• Cytokines;
  • endometrium;
  • regeneration and tolerance factor;
  • reproductive immunology

Problem:  Regeneration and tolerance factor (RTF) has been recently suggested to contribute to the control of fetal-ablating immunity at the maternal–fetal interface through the induction of T helper 2 (Th2)-dominated response. The protein consists of a membrane-associated domain and an extracellular portion which is proteolitically cleaved to yield a soluble peptide. In humans, it has been shown to be expressed by invading cytotrophoblasts and decidual lymphoid cells, to be increased on peripheral blood B lymphocytes during a normal gestation and on circulating natural killer cells during unsuccessful pregnancies. However, the expression of RTF in other cell types and, specifically, in non-hematopoietic maternal cells of the human uterus has not been characterized in detail. Thus, we have specifically studied the expression and modulation of the cytokine in human endometrium obtained in different phases of the cycle and in early pregnancy.

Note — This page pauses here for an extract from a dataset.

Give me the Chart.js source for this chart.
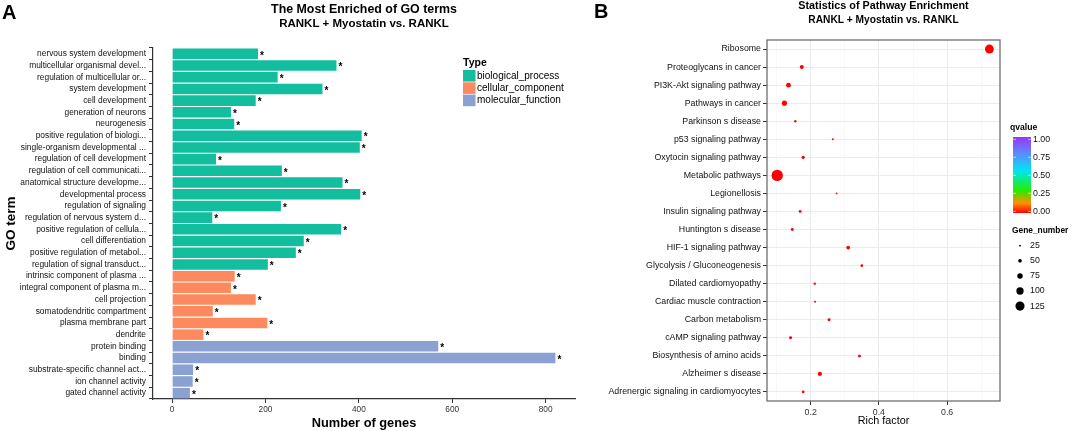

Methods:  The 20 kDa extracellular domain of RTF has been localized by immunohistochemical method and Western blot analysis. Levels of RTF messenger RNA (mRNA) in basal and stimulated conditions have been evaluated by semiquantitative reverse transcription-polymerase chain reaction.

Results:  The extracellular domain of RTF could be detected in both the glandular epithelium and stroma with diffuse distribution in both cycling endometrium and first trimester decidua. Both cycling and pregnant endometrium expressed the gene for RTF but mRNA levels resulted significantly increased in secretory phase-endometrial stromal cells when compared to proliferative phase samples. Inflammatory cytokines, interleukin-1β and tumour necrosis factor α were able to directly increase endometrial RTF mRNA expression.

Conclusion:  These results indicate that RTF is constitutively expressed at endometrial and decidual level and its up-regulation during the secretory phase of the cycle may be relevant in mediating some immune-related aspects of uterine physiology.